A group of Gardiner residents are pushing for new restrictions to the annual bison hunt near Yellowstone National Park’s north entrance. But at a recent interagency meeting, tribal representatives say some of these changes would violate their treaty rights.
Residents for years have expressed concerns about safety and aesthetics of the hunt, calling Gardiner ground-zero. They and tribal, recreation and agriculture groups met with agency representatives this Wednesday to discuss the possibility of expanding no-hunting zones around Gardiner.
Bear Creek Council member Nathan Varley — one of the most heavily-used bison hunting areas several miles outside of Gardiner.
“It’s a very popular recreation area. There’s also quite a number of residences, private lands and businesses along the road, and they’re literally across the road from the hunt area,” says Varley.
The Council recommends wildlife managers add 100 yards to the 200-yard hunting buffer at Beattie Gulch and a 150-yard buffer along parts of the Jardine and Travertine roads northeast of the town. It also suggested a carcass removal program.
Varley says residents are worried about stray bullets during the hunt and about carcass piles attracting bears and wolves long after. He says they’re also concerned that seeing bison remains could hurt tourism, which is the economic heartbeat of Gardiner.
“We do have a community there and we have to be responsive to that," says Mary Erickson, supervisor of the Custer Gallatin National Forest.
She says there are a lot of logistical challenges to removing carcasses and asked who would be expected to pay for it. But Erickson says she’s not dismissing the idea.
“If we have a quite year and not that many bison come out, you don’t have that many carcasses, but if we had a huge winter and a lot of bison come out, you will still have the killing fields in Beattie Gulch and 400 carcasses is not ok. So I do want to have a plan,” says Erickson.
A late winter this year resulted in fewer bison leaving Yellowstone. Around 100 bison were killed by hunters compared to over 300 in 2018.
When Erickson recommends a sub-committee of bear biologists look at whether there’s some kind of trigger or threshold where the number of bison carcasses becomes problematic, someone in the audience laughs and says, “One.”
But several tribal members say Gardiner itself is an attractant to grizzly bears. Dumpsters, pet food and fruit trees can draw bears to people’s homes and businesses.
Red-Wing Two Moons works for the Nez Perce Fish and Wildlife Commission.
“My Indian name is Waptiis Lep Lepiit Hiisum Tuks. I’m from the Niimiipu Nez Perce Tribe.”
He says he used to resist the Yellowstone bison hunt because it goes against his tribe’s tradition of hunting in the summer, long after bison have given birth. But his family talked him into it with the caveat that he would only hunt bulls, not pregnant cows.
“It’s a lot of hard work. It’s cold. People get fatigued,” says Red-Wing Two Moons.

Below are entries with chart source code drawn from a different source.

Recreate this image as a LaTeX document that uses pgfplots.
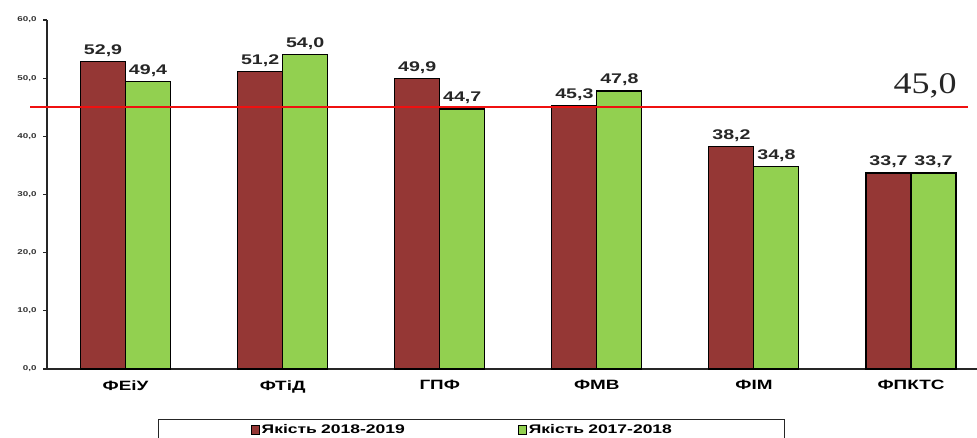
\documentclass[border=0pt]{standalone}
\usepackage{fontspec}
\setmainfont{Liberation Sans}[FakeStretch=1.4]
\newfontfamily\serifnum{Liberation Serif}[FakeStretch=1.2]
\usepackage{pgfplots}
\pgfplotsset{compat=1.18}
\definecolor{barred}{HTML}{953735}
\definecolor{bargreen}{HTML}{92D050}
\definecolor{limitred}{HTML}{F01010}
\begin{document}
\begin{tikzpicture}
\useasboundingbox (0,0) rectangle (977pt,437pt);
\begin{axis}[
    at={(47pt,68pt)}, anchor=south west,
    scale only axis,
    width=930pt, height=349pt,
    xmin=-0.5, xmax=5.42,
    ymin=0, ymax=60,
    axis x line*=bottom,
    axis y line*=left,
    axis line style={black!85, line width=1.3pt},
    clip=false,
    ybar=0pt,
    bar width=45pt,
    xtick={0,1,2,3,4,5},
    xticklabels={ФЕіУ, ФТіД, ГПФ, ФМВ, ФІМ, ФПКТС},
    x tick style={draw=none},
    xticklabel style={font=\fontsize{13.5}{15}\selectfont\bfseries, yshift=-4pt},
    ytick={0,10,...,60},
    tick align=outside,
    major tick length=4pt,
    y tick style={black!85, line width=1.2pt},
    yticklabel style={font=\fontsize{7}{8}\selectfont\bfseries, text=black!80, xshift=-3pt,
        /pgf/number format/.cd, fixed, fixed zerofill, precision=1, use comma, assume math mode=true},
    nodes near coords,
    every node near coord/.append style={font=\fontsize{14}{16}\selectfont\bfseries, text=black!85, yshift=1pt,
        /pgf/number format/.cd, fixed, fixed zerofill, precision=1, use comma, assume math mode=true},
    legend columns=2,
    legend style={
        at={(0.1194,-0.1433)}, anchor=north west,
        draw=black!85, line width=1.2pt,
        inner xsep=92pt, inner ysep=3pt,
        font=\fontsize{12.5}{14}\selectfont\bfseries,
        nodes={text width=162pt, align=left},
        /tikz/every even column/.append style={column sep=92pt},
    },
    legend image code/.code={\draw[#1, draw=black, line width=0.6pt] (0pt,-4pt) rectangle (8.5pt,4.5pt);},
]
\addplot[fill=barred, draw=black, line width=1.1pt] coordinates {
    (0,52.9) (1,51.2) (2,49.9) (3,45.3) (4,38.2) (5,33.7)
};
\addplot[fill=bargreen, draw=black, line width=1.1pt] coordinates {
    (0,49.4) (1,54.0) (2,44.7) (3,47.8) (4,34.8) (5,33.7)
};
\legend{Якість 2018-2019, Якість 2017-2018}
% threshold line
\draw[draw=limitred, line width=1.6pt] (axis cs:-0.608,45) -- (axis cs:5.36,45);
\node[font=\fontsize{30}{30}\selectfont\serifnum, text=black!85] at (axis cs:5.09,48.7) {45,0};
\end{axis}
\end{tikzpicture}
\end{document}
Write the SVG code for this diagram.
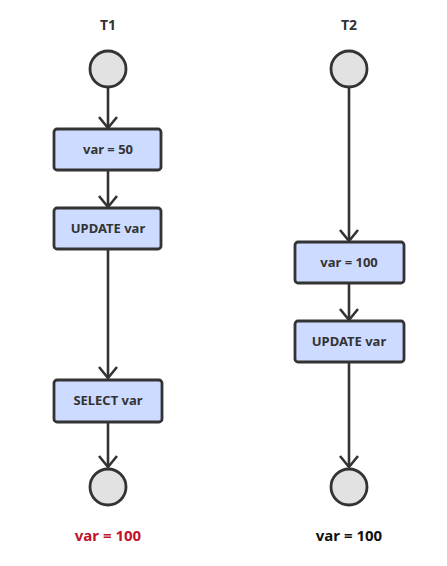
<svg xmlns="http://www.w3.org/2000/svg" width="447" height="566" viewBox="0 0 447 566">
<style>
.c{fill:#e2e2e2;stroke:#333;stroke-width:2.8}
.b{fill:#ccdbff;stroke:#333;stroke-width:2.8}
.t{font-family:"Noto Sans","DejaVu Sans",sans-serif;font-weight:bold;font-size:13px;fill:#333;text-anchor:middle}
.h{font-family:"Noto Sans","DejaVu Sans",sans-serif;font-weight:bold;font-size:14px;fill:#333;text-anchor:middle}
.r{font-family:"Noto Sans","DejaVu Sans",sans-serif;font-weight:bold;font-size:15px;text-anchor:middle}
.e{fill:none;stroke:#333;stroke-width:2.6}
</style>
<defs>
<marker id="a" markerUnits="userSpaceOnUse" markerWidth="20" markerHeight="22" viewBox="0 0 20 22" refX="13" refY="11" orient="auto">
<path d="M2,2 L13,11 L2,20" fill="none" stroke="#333" stroke-width="2.6"/>
</marker>
</defs>
<text class="h" x="108" y="30">T1</text>
<text class="h" x="349" y="30">T2</text>
<g id="edges">
<line class="e" x1="108" y1="88" x2="108" y2="128" marker-end="url(#a)"/>
<line class="e" x1="108" y1="170" x2="108" y2="207" marker-end="url(#a)"/>
<line class="e" x1="108" y1="249" x2="108" y2="378" marker-end="url(#a)"/>
<line class="e" x1="108" y1="422" x2="108" y2="467" marker-end="url(#a)"/>
<line class="e" x1="349" y1="88" x2="349" y2="241" marker-end="url(#a)"/>
<line class="e" x1="349" y1="283" x2="349" y2="320" marker-end="url(#a)"/>
<line class="e" x1="349" y1="362" x2="349" y2="467" marker-end="url(#a)"/>
</g>
<g id="t1start"><circle class="c" cx="108" cy="69" r="18"/></g>
<g id="t1set"><rect class="b" x="54" y="129" width="107" height="41" rx="3"/><text class="t" x="108" y="154">var = 50</text></g>
<g id="t1update"><rect class="b" x="54" y="208" width="107" height="41" rx="3"/><text class="t" x="108" y="233">UPDATE var</text></g>
<g id="t1select"><rect class="b" x="54" y="380" width="108" height="42" rx="3"/><text class="t" x="108" y="405">SELECT var</text></g>
<g id="t1end"><circle class="c" cx="108" cy="487" r="18"/></g>
<g id="t2start"><circle class="c" cx="349" cy="69" r="18"/></g>
<g id="t2set"><rect class="b" x="295" y="242" width="109" height="41" rx="3"/><text class="t" x="349" y="267">var = 100</text></g>
<g id="t2update"><rect class="b" x="295" y="321" width="109" height="41" rx="3"/><text class="t" x="349" y="346">UPDATE var</text></g>
<g id="t2end"><circle class="c" cx="349" cy="487" r="18"/></g>
<text class="r" x="108" y="541" fill="#c3122a">var = 100</text>
<text class="r" x="349" y="541" fill="#111">var = 100</text>
</svg>
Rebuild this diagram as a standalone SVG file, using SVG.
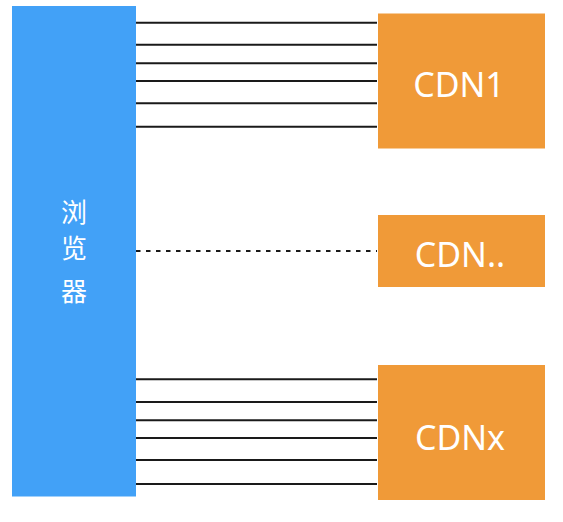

He says he and his family take the meat, bones, fur and some of the organs with them. He says he didn’t like Bear Creek Council’s recommendation that hunters be required to remove the gut piles as well, which can weigh 200-300 pounds.
“It would be harder to move the guts because all that grass, all their food’s falling out. So I know for my family, it would be extremely hard to move.”
Red-Wing Two Moons says increasing the no-hunting zones in Gardiner would violate tribal treaty rights.
“They’re trying to take away what little we have, and we’re trying to push back because it’s already a 150 yards shooting zone, and that took away a lot — what we used to be able to hunt. Now we’re just in a little section where we’re butting heads with other tribal and state hunters because we’re shoulder to shoulder in a small zone,” says Red-Wing Two Moons.
The interagency bison management team agreed to study potential impacts of expanding the no-hunt zones, and they agreed with Bear Creek Council’s recommendation to increase hunter and resident education about the annual hunt.
Sabina Strauss with Bear Creek Council says she’s encouraged the interagency team is going to look at some of the recommendations, but she’s frustrated with the slow process.
“The bison is a national mammal, and it’s still not a wild, free-ranging bison. I think the public needs to know that because it’s their bison, and we need everyone to fight for the bison to be free,” says Strauss.
One of the inter-agency team’s mandates is to “maintain a wild, free-ranging population of bison”, but what this means and whether it’s being met is controversial. In addition to the hunts, hundreds of bison that leave the Park each year are captured for slaughter in an attempt to cap the bison population.
It’s connected to the interagency’s other mandate to “address the risk of brucellosis”. The bacterial disease can cause pregnant bison, elk and cattle to abort their fetuses, and it spreads when an animal comes into contact with afterbirth tissues and fluids.
There hasn’t been a case of bison transmitting brucellosis directly to cattle, partly due to efforts to maintain separation between the two species in the spring when they’re most at risk.
The Interagency Bison Management Plan (IBMP) team was created in the 1990s after the state of Montana sued Yellowstone National Park for allowing wild bison to leave Park boundaries.
Hunting and culling goals for 2020 will be set at IBMP’s December meeting.